From the movie-making side, Easy Rider was further proof that cheap, independent films inspired by things like French New Wave films could succeed. Not only that but it seemed that audiences were really for things like frank portrayals of violence, people using drugs, and stories about non-traditional people and lives without moral posturing. This movie was grittier and more cynical than major American dramas at the time. It's like an anti-western.

And the insane aforementioned profit-margin didn't hurt either. You could argue that independent filmmaking planted its foot in the door with this movie. Not every movie had to come from a major studio to be successful and it might behoove bigger studios to cultivate and finance smaller experimental films with new talent. While a lot of studios piled money into big projects with big names, often not making back their budget, this was confirmation that smaller investments with unproven talents could pay off.

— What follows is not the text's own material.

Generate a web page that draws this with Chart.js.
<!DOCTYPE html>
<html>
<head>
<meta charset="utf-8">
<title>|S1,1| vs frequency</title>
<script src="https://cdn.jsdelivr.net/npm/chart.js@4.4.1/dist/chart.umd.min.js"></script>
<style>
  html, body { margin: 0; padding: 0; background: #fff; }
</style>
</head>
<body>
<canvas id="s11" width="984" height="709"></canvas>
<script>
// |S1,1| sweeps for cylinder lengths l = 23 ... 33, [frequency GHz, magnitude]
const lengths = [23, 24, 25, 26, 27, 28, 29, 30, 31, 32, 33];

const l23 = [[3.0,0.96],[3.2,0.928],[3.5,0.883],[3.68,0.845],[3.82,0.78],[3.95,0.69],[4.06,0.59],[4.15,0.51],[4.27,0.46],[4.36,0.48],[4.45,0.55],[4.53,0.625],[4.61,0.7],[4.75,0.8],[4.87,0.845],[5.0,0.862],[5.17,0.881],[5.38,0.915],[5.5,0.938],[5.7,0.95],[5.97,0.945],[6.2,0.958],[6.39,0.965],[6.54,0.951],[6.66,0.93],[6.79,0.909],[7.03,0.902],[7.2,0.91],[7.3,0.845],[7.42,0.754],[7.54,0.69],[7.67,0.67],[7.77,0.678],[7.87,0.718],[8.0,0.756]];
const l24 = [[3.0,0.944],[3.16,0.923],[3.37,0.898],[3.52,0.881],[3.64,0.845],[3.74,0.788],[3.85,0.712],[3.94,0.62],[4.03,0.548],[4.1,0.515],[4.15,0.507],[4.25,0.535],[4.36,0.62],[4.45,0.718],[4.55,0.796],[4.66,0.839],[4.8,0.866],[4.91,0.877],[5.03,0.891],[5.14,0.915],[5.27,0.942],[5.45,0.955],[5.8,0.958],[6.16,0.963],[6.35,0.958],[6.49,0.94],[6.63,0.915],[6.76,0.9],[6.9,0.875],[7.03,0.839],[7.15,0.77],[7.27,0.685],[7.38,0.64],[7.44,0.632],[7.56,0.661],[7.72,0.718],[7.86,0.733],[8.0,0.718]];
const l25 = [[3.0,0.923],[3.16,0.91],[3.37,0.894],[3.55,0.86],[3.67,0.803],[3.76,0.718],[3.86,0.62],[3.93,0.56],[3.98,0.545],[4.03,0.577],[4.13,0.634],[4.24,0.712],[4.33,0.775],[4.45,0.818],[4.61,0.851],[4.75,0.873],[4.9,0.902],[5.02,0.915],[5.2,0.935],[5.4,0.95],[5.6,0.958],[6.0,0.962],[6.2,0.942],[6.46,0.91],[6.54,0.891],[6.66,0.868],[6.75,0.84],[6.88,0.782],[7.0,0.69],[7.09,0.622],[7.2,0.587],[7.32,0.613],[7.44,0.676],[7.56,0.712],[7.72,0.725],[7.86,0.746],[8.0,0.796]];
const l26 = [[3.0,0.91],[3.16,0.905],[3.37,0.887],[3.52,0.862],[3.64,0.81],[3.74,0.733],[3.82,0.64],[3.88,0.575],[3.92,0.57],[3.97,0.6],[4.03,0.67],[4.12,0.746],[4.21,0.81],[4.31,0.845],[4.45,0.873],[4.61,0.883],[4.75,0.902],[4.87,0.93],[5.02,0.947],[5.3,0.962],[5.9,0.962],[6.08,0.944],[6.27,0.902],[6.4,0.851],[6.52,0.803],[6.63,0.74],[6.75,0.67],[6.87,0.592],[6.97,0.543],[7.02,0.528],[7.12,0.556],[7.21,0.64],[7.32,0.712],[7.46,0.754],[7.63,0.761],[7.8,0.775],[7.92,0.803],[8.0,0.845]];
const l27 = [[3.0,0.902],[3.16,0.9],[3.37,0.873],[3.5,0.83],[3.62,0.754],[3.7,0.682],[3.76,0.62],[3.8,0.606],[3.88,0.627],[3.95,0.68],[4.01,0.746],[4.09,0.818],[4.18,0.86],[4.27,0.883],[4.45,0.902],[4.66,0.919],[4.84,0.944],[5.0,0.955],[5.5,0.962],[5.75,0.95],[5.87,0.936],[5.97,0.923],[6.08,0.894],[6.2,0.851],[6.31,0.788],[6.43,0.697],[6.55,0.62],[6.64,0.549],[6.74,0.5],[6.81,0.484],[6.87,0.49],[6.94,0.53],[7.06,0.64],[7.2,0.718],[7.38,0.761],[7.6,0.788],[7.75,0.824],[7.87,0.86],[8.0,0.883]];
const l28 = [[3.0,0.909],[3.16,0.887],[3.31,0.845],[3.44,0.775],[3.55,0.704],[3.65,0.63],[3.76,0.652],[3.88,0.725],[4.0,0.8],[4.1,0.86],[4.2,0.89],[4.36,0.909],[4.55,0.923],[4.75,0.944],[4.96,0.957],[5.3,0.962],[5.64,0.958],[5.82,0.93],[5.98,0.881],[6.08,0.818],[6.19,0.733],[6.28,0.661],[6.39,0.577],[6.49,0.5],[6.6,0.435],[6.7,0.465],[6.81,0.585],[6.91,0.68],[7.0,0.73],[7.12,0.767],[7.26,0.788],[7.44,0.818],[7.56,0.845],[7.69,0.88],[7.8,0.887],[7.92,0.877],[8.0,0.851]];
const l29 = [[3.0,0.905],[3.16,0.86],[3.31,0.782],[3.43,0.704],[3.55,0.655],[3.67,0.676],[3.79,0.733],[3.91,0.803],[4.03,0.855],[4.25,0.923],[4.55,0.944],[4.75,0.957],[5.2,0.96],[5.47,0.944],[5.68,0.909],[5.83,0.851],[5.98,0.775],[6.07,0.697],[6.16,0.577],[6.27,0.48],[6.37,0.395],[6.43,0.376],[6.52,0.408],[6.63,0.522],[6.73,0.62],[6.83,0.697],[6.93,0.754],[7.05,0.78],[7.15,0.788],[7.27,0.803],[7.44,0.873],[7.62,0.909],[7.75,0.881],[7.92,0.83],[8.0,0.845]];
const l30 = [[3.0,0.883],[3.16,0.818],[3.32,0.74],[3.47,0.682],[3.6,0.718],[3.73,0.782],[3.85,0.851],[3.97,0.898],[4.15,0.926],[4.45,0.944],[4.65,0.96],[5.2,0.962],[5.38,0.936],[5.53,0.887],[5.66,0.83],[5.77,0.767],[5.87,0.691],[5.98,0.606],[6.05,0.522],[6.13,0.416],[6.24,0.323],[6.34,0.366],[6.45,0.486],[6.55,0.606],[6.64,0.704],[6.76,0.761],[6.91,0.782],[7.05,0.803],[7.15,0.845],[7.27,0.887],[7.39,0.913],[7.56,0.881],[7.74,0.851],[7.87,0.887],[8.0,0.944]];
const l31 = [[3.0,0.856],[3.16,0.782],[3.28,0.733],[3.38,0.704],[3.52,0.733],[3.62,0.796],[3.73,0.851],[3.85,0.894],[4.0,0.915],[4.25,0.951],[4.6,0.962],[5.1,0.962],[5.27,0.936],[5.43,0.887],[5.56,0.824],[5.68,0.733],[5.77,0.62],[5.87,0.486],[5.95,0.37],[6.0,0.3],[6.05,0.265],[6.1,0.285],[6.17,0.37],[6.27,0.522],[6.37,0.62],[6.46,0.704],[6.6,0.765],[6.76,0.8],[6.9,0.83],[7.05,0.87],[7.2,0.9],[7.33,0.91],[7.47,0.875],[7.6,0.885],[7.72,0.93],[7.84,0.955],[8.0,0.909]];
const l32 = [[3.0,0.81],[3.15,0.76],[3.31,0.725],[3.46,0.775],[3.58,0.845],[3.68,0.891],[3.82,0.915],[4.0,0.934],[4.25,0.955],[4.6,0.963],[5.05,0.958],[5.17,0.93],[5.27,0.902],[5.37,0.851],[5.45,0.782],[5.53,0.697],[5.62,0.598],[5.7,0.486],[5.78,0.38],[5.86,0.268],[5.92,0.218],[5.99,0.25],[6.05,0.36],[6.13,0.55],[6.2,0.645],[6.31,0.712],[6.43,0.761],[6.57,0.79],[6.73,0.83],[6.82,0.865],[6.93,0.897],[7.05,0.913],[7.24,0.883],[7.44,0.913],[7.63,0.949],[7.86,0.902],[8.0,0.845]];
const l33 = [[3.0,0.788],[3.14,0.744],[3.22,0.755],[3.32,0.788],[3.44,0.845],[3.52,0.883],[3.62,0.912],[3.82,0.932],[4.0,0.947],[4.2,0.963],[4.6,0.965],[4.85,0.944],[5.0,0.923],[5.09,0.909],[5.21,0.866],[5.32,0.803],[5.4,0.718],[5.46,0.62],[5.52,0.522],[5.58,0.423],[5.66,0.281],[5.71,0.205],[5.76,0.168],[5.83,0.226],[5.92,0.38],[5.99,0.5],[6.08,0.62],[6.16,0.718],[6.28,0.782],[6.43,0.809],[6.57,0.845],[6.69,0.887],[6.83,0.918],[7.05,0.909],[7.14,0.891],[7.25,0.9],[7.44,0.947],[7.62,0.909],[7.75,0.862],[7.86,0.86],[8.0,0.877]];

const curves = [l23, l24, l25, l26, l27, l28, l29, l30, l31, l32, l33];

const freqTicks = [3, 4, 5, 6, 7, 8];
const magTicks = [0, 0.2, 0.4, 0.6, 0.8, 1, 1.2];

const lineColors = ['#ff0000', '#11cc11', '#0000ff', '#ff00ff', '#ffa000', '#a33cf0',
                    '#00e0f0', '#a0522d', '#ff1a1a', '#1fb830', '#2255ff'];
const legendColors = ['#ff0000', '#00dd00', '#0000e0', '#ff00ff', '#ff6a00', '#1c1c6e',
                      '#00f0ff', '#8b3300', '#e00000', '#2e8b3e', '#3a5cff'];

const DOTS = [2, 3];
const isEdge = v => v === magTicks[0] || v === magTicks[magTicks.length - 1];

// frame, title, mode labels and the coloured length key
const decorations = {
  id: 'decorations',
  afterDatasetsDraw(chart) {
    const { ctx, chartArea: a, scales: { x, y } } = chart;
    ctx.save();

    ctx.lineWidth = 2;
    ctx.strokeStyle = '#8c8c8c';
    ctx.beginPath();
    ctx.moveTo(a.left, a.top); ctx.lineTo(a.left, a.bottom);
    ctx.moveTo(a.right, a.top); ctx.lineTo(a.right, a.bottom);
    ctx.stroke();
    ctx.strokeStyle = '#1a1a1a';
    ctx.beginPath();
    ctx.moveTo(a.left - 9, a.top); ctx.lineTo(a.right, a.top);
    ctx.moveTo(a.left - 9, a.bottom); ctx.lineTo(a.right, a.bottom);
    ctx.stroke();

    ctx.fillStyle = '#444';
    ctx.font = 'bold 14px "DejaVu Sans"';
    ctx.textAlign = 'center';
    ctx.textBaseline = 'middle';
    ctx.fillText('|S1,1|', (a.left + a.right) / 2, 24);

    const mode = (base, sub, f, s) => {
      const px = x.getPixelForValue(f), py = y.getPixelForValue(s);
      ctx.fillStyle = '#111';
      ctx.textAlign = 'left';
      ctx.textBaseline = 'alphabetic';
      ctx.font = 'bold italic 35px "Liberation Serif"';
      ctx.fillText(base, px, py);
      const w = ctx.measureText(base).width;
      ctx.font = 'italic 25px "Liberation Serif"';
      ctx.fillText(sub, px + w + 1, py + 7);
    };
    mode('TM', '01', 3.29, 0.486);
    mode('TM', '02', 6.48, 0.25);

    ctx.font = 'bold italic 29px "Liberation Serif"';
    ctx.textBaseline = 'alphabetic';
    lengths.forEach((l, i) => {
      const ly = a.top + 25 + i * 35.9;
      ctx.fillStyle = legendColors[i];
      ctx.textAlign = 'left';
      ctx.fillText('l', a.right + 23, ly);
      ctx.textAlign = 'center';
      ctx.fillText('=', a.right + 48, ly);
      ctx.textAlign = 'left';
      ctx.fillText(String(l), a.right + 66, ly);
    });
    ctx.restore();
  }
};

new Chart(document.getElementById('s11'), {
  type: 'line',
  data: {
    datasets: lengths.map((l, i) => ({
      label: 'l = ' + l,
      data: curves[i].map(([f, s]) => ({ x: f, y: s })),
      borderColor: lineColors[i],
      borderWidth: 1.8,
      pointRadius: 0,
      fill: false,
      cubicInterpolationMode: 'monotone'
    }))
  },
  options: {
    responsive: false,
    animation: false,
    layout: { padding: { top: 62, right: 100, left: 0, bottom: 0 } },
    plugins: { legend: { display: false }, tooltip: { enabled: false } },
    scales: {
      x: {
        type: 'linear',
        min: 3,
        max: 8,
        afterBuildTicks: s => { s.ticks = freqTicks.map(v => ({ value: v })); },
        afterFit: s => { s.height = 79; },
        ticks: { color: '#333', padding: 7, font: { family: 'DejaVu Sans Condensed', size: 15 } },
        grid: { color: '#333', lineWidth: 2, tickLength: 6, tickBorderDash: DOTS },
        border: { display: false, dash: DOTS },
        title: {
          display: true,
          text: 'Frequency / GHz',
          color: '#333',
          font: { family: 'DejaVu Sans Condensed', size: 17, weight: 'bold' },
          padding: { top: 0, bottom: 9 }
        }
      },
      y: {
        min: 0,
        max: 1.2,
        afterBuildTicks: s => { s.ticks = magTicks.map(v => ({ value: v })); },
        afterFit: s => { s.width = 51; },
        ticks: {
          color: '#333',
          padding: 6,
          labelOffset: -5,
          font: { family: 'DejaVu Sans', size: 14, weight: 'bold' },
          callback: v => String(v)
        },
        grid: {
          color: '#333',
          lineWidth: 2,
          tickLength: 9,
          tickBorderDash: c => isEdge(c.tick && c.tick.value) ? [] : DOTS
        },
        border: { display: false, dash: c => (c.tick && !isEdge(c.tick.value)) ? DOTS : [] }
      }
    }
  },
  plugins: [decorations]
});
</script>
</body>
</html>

Which of course, as it always seems to with these movies, leads us to New Hollywood. If the Graduate and Bonnie and Clyde proved that you could buck the Hays Code and Hollywood tradition, Easy Rider's success proved you could go ever further. B-level talent could make A-level success for a lot less money. And of course you bring in new actors like Jack Nicholson, confirm the appeal of rock soundtracks, and tackle feelings that the Baby Boomers have been trying to express. In an era when protests and movements were becoming more volatile and disillusionment was so strong, films like Easy Rider felt like a great way for Hollywood to move forward. That's not to say the film is made for a modern audience though.

The Pitfalls

While it may have popularized the genre, Easy Rider is a straight-forward road movie. Our two leads go to a place, encounter people, and then move on to the next place. Maybe they make friends, maybe they encounter resistance, but they'll be leaving soon. Every is extremely episodic and slow by modern standards. It also lacks the narrative or character thrust that other road movies have.

Most modern road movies involve two elements that this movie doesn't have: character development and high stakes. In most road movies, our characters have a major foible to get over by the film's end and the episodic adventure will help them get over the hump by directly challenging it. If it's two characters who hate each other they'll become friends or fall in love. If it's a group of people they'll all find some kind of personal fulfillment. But Easy Rider isn't interested in growth and fulfillment. In fact, you could argue that's the movie's point, that nothing is/has changed including our leads, but it doesn't lead to a satisfying narrative.

Likewise the end goal of "getting to NOLA before Mardi Gras" lacks the ticking clock element a lot of road movies have. The goal in this movie is just that, a goal. It kinda doesn't matter if they make it or not. Their lives won't be changed one way or another, it's just something they want to do. In almost every other road movie, there's a distinctive reason why the trip is happening. There's a window of opportunity that will close or a disaster that has to be averted. Not the case here. Seems like these guys will journey on regardless of whether or not they make it to Mardi Gras. Again, probably the point but not terribly engaging.

Combine that with some very slow segments, seemingly inexplicable shifts to violence, and the trippy drug sequences, and you've got a movie that is tailor-made for its time, but not modern sensibilities.

Conclusion

Easy Rider's meant a lot to its intended youthful audience and the movie business in 1969, but years later after repeated viewings of its formula, it's hard to say it hits the same, even if you always think of motorcycles when you hear "Born to Be Wild."